According to lfchistory.net, Salah is ninth on Liverpool’s all-time assists chart, ahead of greats such as Terry McDermott, Ray Kennedy, Peter Beardsley and Jan Molby. He will soon catch, and surpass, Roberto Firmino and Kevin Keegan, too.
- Getty
The legacy
Salah will, without question, go down as one of Liverpool’s all-time greats, and it is scary to think what he might achieve before he leaves the club. Even if he were to leave at the end of his current contract in 2025, it would be fair to assume he will go past Liddell and get close to Hodgson as the third-highest Reds goalscorer. It is fair to assume he will threaten the likes of Rush and Steve McManaman in the top five of the all-time assists chart.
And it is fair to hope that he will help Liverpool challenge for trophies once more, too.

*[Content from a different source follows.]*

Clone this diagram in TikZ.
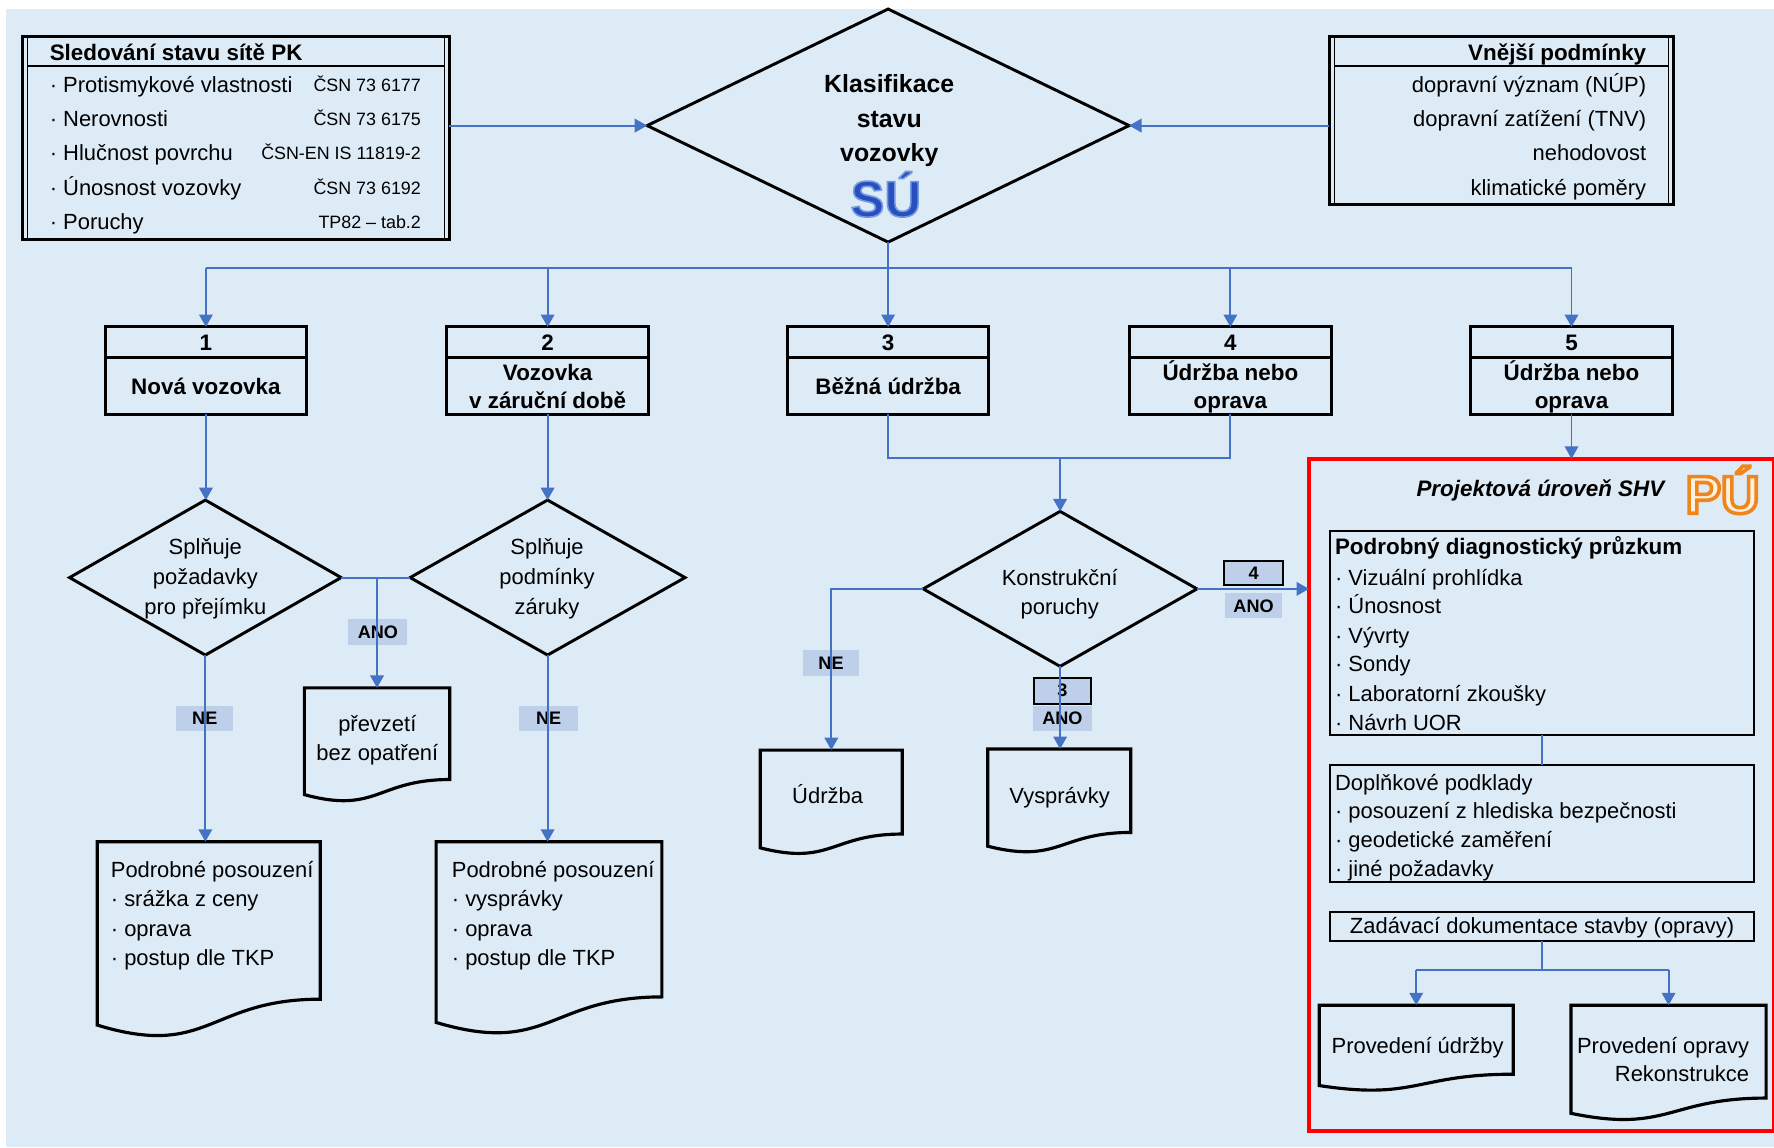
\documentclass[tikz,border=0pt]{standalone}
\usepackage{fontspec}
\setmainfont{Liberation Sans}
\usetikzlibrary{shapes.geometric,arrows.meta,calc}
\definecolor{bgc}{RGB}{221,235,247}
\definecolor{cblue}{RGB}{68,114,196}
\definecolor{lblfill}{RGB}{190,207,234}
\definecolor{redc}{RGB}{255,0,0}
\newcommand\fsn{\fontsize{19.4}{26}\selectfont}
\newcommand\fsb{\fontsize{19.8}{25.5}\selectfont\bfseries}
\newcommand\fss{\fontsize{15.8}{18}\selectfont}
\newcommand\fsl{\fontsize{16}{18}\selectfont\bfseries}
\newcommand\fsk{\fontsize{22}{30.5}\selectfont\bfseries}
\newcommand\fsSU{\fontsize{45}{45}\selectfont\bfseries}
\newcommand\fsPU{\fontsize{47}{47}\selectfont\bfseries}
\newcommand\outlinedPU{\special{pdf:literal direct 0.99 0.94 0.88 rg 0.95 0.52 0.1 RG 2 Tr 3.2 w}PÚ\special{pdf:literal direct 0 Tr 0 g 0 G 1 w}}
\newcommand\outlinedSU{\special{pdf:literal direct 0.16 0.31 0.74 rg 0.45 0.6 0.9 RG 2 Tr 1.4 w}SÚ\special{pdf:literal direct 0 Tr 0 g 0 G 1 w}}
\newcommand{\mydoc}[1]{\draw[docline] (#1.north west) -- (#1.north east) -- ($(#1.north east)!0.802!(#1.south east)$) .. controls ($(#1.north)!0.802!(#1.south)$) and ($(#1.north)!1.1075!(#1.south)$) .. ($(#1.north west)!0.934!(#1.south west)$) -- cycle;}
\tikzset{
 every node/.style={inner sep=0pt, outer sep=0pt},
 conn/.style={draw=cblue, line width=1.7pt, -{Triangle[length=11pt,width=12pt]}},
 cline/.style={draw=cblue, line width=1.7pt},
 boxn/.style={draw=black, line width=2.6pt, rectangle},
 infobox/.style={draw=black, line width=2.6pt, rectangle},
 thinbox/.style={draw=black, line width=1.8pt, rectangle},
 dia/.style={draw=black, line width=2.6pt, diamond},
 docarea/.style={rectangle, draw=none},
 docline/.style={draw=black, line width=2.8pt, line join=miter},
 lbl/.style={fill=lblfill, font=\fsl},
 lblbox/.style={fill=lblfill, draw=black, line width=1.5pt, font=\fsl},
 txt/.style={font=\fsn, yshift=-4.8pt},
 btxt/.style={font=\fsb, yshift=-4.8pt},
 stxt/.style={font=\fss, yshift=-4.3pt},
 ktxt/.style={font=\fsk, yshift=-4.8pt},
 sep/.style={draw=black, line width=1.8pt},
}
\begin{document}
\begin{tikzpicture}[x=1pt,y=-1pt]
\useasboundingbox (0,0) rectangle (1568,1014);
\fill[white] (0,0) rectangle (1568,1014);
\fill[bgc] (5,8) rectangle (1568,1014);

% ---------- info box A ----------
\node[infobox, minimum width=377pt, minimum height=180pt] (boxA) at (208.5,122) {};
\draw[line width=1pt] ($(boxA.north west)+(4.5,0)$) -- ($(boxA.south west)+(4.5,0)$);
\draw[line width=1pt] ($(boxA.north east)+(-4.5,0)$) -- ($(boxA.south east)+(-4.5,0)$);
\draw[sep] ($(boxA.north west)+(4.5,26.5)$) -- ($(boxA.north east)+(-4.5,26.5)$);
\node[btxt, anchor=mid west] (hA) at (44,46) {Sledování stavu sítě PK};
\node[txt, anchor=mid west] (a1) at (44,74) {· Protismykové vlastnosti};
\node[txt, anchor=mid west] (a2) at (44,104) {· Nerovnosti};
\node[txt, anchor=mid west] (a3) at (44,134) {· Hlučnost povrchu};
\node[txt, anchor=mid west] (a4) at (44,165) {· Únosnost vozovky};
\node[txt, anchor=mid west] (a5) at (44,195) {· Poruchy};
\node[stxt, anchor=mid east] (s1) at (372,74) {ČSN 73 6177};
\node[stxt, anchor=mid east] (s2) at (372,104) {ČSN 73 6175};
\node[stxt, anchor=mid east] (s3) at (372,134) {ČSN-EN IS 11819-2};
\node[stxt, anchor=mid east] (s4) at (372,165) {ČSN 73 6192};
\node[stxt, anchor=mid east] (s5) at (372,195) {TP82 – tab.2};

% ---------- info box B ----------
\node[infobox, minimum width=304.5pt, minimum height=148.5pt] (boxB) at (1327.25,106.25) {};
\draw[line width=1pt] ($(boxB.north west)+(4.5,0)$) -- ($(boxB.south west)+(4.5,0)$);
\draw[line width=1pt] ($(boxB.north east)+(-4.5,0)$) -- ($(boxB.south east)+(-4.5,0)$);
\draw[sep] ($(boxB.north west)+(4.5,26.5)$) -- ($(boxB.north east)+(-4.5,26.5)$);
\node[btxt, anchor=mid east] (hB) at (1455,46) {Vnější podmínky};
\node[txt, anchor=mid east] (v1) at (1455,74) {dopravní význam (NÚP)};
\node[txt, anchor=mid east] (v2) at (1455,104) {dopravní zatížení (TNV)};
\node[txt, anchor=mid east] (v3) at (1455,134) {nehodovost};
\node[txt, anchor=mid east] (v4) at (1455,165) {klimatické poměry};

% ---------- main diamond ----------
\node[dia, minimum width=426pt, minimum height=206pt] (dm) at (785,111) {};
\node[ktxt, anchor=mid] (k1) at (786,74.5) {Klasifikace};
\node[ktxt, anchor=mid] (k2) at (786,105) {stavu};
\node[ktxt, anchor=mid] (k3) at (786,135.5) {vozovky};
\node[font=\fsSU, anchor=base] (su) at (783,191.5) {\outlinedSU};

\draw[conn] (boxA.east |- dm.west) -- (dm.west);
\draw[conn] (boxB.west |- dm.east) -- (dm.east);

% ---------- level boxes ----------
\node[boxn, minimum width=178pt, minimum height=77pt] (b1) at (182,327.5) {};
\node[boxn, minimum width=178pt, minimum height=77pt] (b2) at (484,327.5) {};
\node[boxn, minimum width=178pt, minimum height=77pt] (b3) at (785,327.5) {};
\node[boxn, minimum width=178pt, minimum height=77pt] (b4) at (1087.5,327.5) {};
\node[boxn, minimum width=178pt, minimum height=77pt] (b5) at (1389,327.5) {};
\foreach \b in {b1,b2,b3,b4,b5}{\draw[line width=2.4pt] ($(\b.north west)+(0,27)$) -- ($(\b.north east)+(0,27)$);}
\node[btxt, anchor=mid] (b1n) at (182,302.5) {1};
\node[btxt, anchor=mid] (b2n) at (484,302.5) {2};
\node[btxt, anchor=mid] (b3n) at (785,302.5) {3};
\node[btxt, anchor=mid] (b4n) at (1087.5,302.5) {4};
\node[btxt, anchor=mid] (b5n) at (1389,302.5) {5};
\node[btxt, anchor=mid] (b1t) at (182,341) {Nová vozovka};
\node[btxt, anchor=mid] (b2t) at (484,328.5) {Vozovka};
\node[btxt, anchor=mid] (b2u) at (484,353.5) {v záruční době};
\node[btxt, anchor=mid] (b3t) at (785,341) {Běžná údržba};
\node[btxt, anchor=mid] (b4t) at (1087.5,328.5) {Údržba nebo};
\node[btxt, anchor=mid] (b4u) at (1087.5,353.5) {oprava};
\node[btxt, anchor=mid] (b5t) at (1389,328.5) {Údržba nebo};
\node[btxt, anchor=mid] (b5u) at (1389,353.5) {oprava};

\coordinate (bus) at (785,237);
\draw[cline] (dm.south) -- (bus);
\draw[cline] (b1.north |- bus) -- (b5.north |- bus);
\draw[conn] (b1.north |- bus) -- (b1.north);
\draw[conn] (b2.north |- bus) -- (b2.north);
\draw[conn] (bus) -- (b3.north);
\draw[conn] (b4.north |- bus) -- (b4.north);
\draw[conn] (b5.north |- bus) -- (b5.north);

% ---------- decision diamonds ----------
\node[dia, minimum width=240pt, minimum height=137pt] (d1) at (181.5,510.5) {};
\node[txt, anchor=mid] (d1a) at (181.5,483) {Splňuje};
\node[txt, anchor=mid] (d1b) at (181.5,509.5) {požadavky};
\node[txt, anchor=mid] (d1c) at (181.5,535.5) {pro přejímku};
\node[dia, minimum width=243pt, minimum height=137pt] (d2) at (484,510.5) {};
\node[txt, anchor=mid] (d2a) at (483.5,483) {Splňuje};
\node[txt, anchor=mid] (d2b) at (483.5,509.5) {podmínky};
\node[txt, anchor=mid] (d2c) at (483.5,535.5) {záruky};
\node[dia, minimum width=242pt, minimum height=137pt] (d3) at (937,520.5) {};
\node[txt, anchor=mid] (d3a) at (936.7,509.7) {Konstrukční};
\node[txt, anchor=mid] (d3b) at (936.7,536) {poruchy};

% ---------- documents ----------
\node[docarea, minimum width=128.5pt, minimum height=101pt] (prev) at (333.25,658.5) {};
\node[docarea, minimum width=197pt, minimum height=173.5pt] (pos1) at (184.5,830.75) {};
\node[docarea, minimum width=199.5pt, minimum height=171pt] (pos2) at (485.25,829.5) {};
\node[docarea, minimum width=125.5pt, minimum height=92.5pt] (udr) at (734.75,709.25) {};
\node[docarea, minimum width=126.5pt, minimum height=92pt] (vys) at (936.25,708) {};
\mydoc{prev}\mydoc{pos1}\mydoc{pos2}\mydoc{udr}\mydoc{vys}
\node[txt, anchor=mid] (pv1) at (333.5,639) {převzetí};
\node[txt, anchor=mid] (pv2) at (333.5,664.4) {bez opatření};
\node[txt, anchor=mid west] (p1a) at (98,768) {Podrobné posouzení};
\node[txt, anchor=mid west] (p1b) at (98,794) {· srážka z ceny};
\node[txt, anchor=mid west] (p1c) at (98,820) {· oprava};
\node[txt, anchor=mid west] (p1d) at (98,846) {· postup dle TKP};
\node[txt, anchor=mid west] (p2a) at (399.4,768) {Podrobné posouzení};
\node[txt, anchor=mid west] (p2b) at (399.4,794) {· vysprávky};
\node[txt, anchor=mid west] (p2c) at (399.4,820) {· oprava};
\node[txt, anchor=mid west] (p2d) at (399.4,846) {· postup dle TKP};
\node[txt, anchor=mid] (ut) at (731.5,703) {Údržba};
\node[txt, anchor=mid] (vt) at (936.6,703) {Vysprávky};

% ---------- red area ----------
\node[draw=redc, line width=3.5pt, minimum width=411pt, minimum height=594pt] (red) at (1362.5,702.5) {};
\node[btxt, font=\fsb\itshape, anchor=mid] (pt) at (1361.5,431.5) {Projektová úroveň SHV};
\node[font=\fsPU, anchor=base] (puc) at (1522.5,453.6) {\outlinedPU};

\node[thinbox, minimum width=374.8pt, minimum height=180.6pt] (pdp) at (1363,559.7) {};
\node[btxt, anchor=mid west] (q0) at (1180,483) {Podrobný diagnostický průzkum};
\node[txt, anchor=mid west] (q1) at (1180,509.7) {· Vizuální prohlídka};
\node[txt, anchor=mid west] (q2) at (1180,535) {· Únosnost};
\node[txt, anchor=mid west] (q3) at (1180,561) {· Vývrty};
\node[txt, anchor=mid west] (q4) at (1180,586.4) {· Sondy};
\node[txt, anchor=mid west] (q5) at (1180,613) {· Laboratorní zkoušky};
\node[txt, anchor=mid west] (q6) at (1180,638) {· Návrh UOR};

\node[thinbox, minimum width=374.8pt, minimum height=103.3pt] (dop) at (1363,727.65) {};
\node[txt, anchor=mid west] (r0) at (1180,691) {Doplňkové podklady};
\node[txt, anchor=mid west] (r1) at (1180,716) {· posouzení z hlediska bezpečnosti};
\node[txt, anchor=mid west] (r2) at (1180,742) {· geodetické zaměření};
\node[txt, anchor=mid west] (r3) at (1180,767) {· jiné požadavky};

\node[thinbox, minimum width=374.8pt, minimum height=26pt] (zad) at (1363,819) {};
\node[txt, anchor=mid] (zt) at (1363,818) {Zadávací dokumentace stavby (opravy)};

\node[docarea, minimum width=171.5pt, minimum height=76pt] (pu1) at (1251.75,926.5) {};
\node[docarea, minimum width=172.4pt, minimum height=102.3pt] (pu2) at (1474.8,939.65) {};
\mydoc{pu1}\mydoc{pu2}
\node[txt, anchor=mid] (pu1t) at (1253,923.6) {Provedení údržby};
\node[txt, anchor=mid east] (pu2a) at (1546,923.6) {Provedení opravy};
\node[txt, anchor=mid east] (pu2b) at (1546,948.6) {Rekonstrukce};

% ---------- labels ----------
\node[lbl, minimum width=50pt, minimum height=22pt] (ne1) at (181,635) {NE};
\node[lbl, minimum width=52pt, minimum height=22pt] (ne2) at (485,635) {NE};
\node[lbl, minimum width=52pt, minimum height=23pt] (ano1) at (334,558.5) {ANO};
\node[lbl, minimum width=50pt, minimum height=23pt] (ne3) at (734.5,586) {NE};
\node[lblbox, minimum width=50pt, minimum height=23pt] (l3) at (939,610.5) {3};
\node[lbl, minimum width=52pt, minimum height=22pt] (ano3) at (939,635) {ANO};
\node[lblbox, minimum width=52pt, minimum height=21pt] (l4) at (1108,506.5) {4};
\node[lbl, minimum width=50pt, minimum height=22pt] (ano4) at (1108,535.5) {ANO};

% ---------- connectors ----------
\draw[conn] (b1.south) -- (b1.south |- d1.north);
\draw[conn] (b2.south) -- (b2.south |- d2.north);
\draw[cline] (d1.east) -- (d2.west);
\draw[conn] (prev.north |- d1.east) -- (prev.north);
\draw[conn] (d1.south) -- (d1.south |- pos1.north);
\draw[conn] (d2.south) -- (d2.south |- pos2.north);

\coordinate (mg) at (937,404.5);
\draw[cline] (b3.south) -- (b3.south |- mg) -- (b4.south |- mg) -- (b4.south);
\draw[conn] (d3.north |- mg) -- (d3.north);
\draw[conn] (d3.west) -- (udr.north |- d3.west) -- (udr.north);
\draw[conn] (d3.south) -- (d3.south |- vys.north);
\draw[conn] (d3.east) -- (d3.east -| red.west);
\draw[conn] (b5.south) -- (b5.south |- red.north);

\draw[cline] (pdp.south) -- (dop.north);
\coordinate (bus2) at (1363,857.6);
\draw[cline] (zad.south) -- (bus2);
\draw[cline] (pu1.north |- bus2) -- (pu2.north |- bus2);
\draw[conn] (pu1.north |- bus2) -- (pu1.north);
\draw[conn] (pu2.north |- bus2) -- (pu2.north);
\end{tikzpicture}
\end{document}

This has not been a vintage season at Anfield, but to listen to Klopp recently is to listen to a man convinced that solutions will be found, both in the transfer market and on the training pitch. They might not reach the heights of last season, when they could and perhaps should have won the lot, but they’ll be back competing, for sure. Especially with Salah leading their charge.
By the time he’s finished - and fans will hope that day is a long way away - there will be no doubt whatsoever as to the Egyptian’s Liverpool legacy. If ever there was to be an Anfield version of Mount Rushmore, Salah’s face would feature, alongside those of Dalglish, Gerrard and Rush.
Of that there can now be no argument.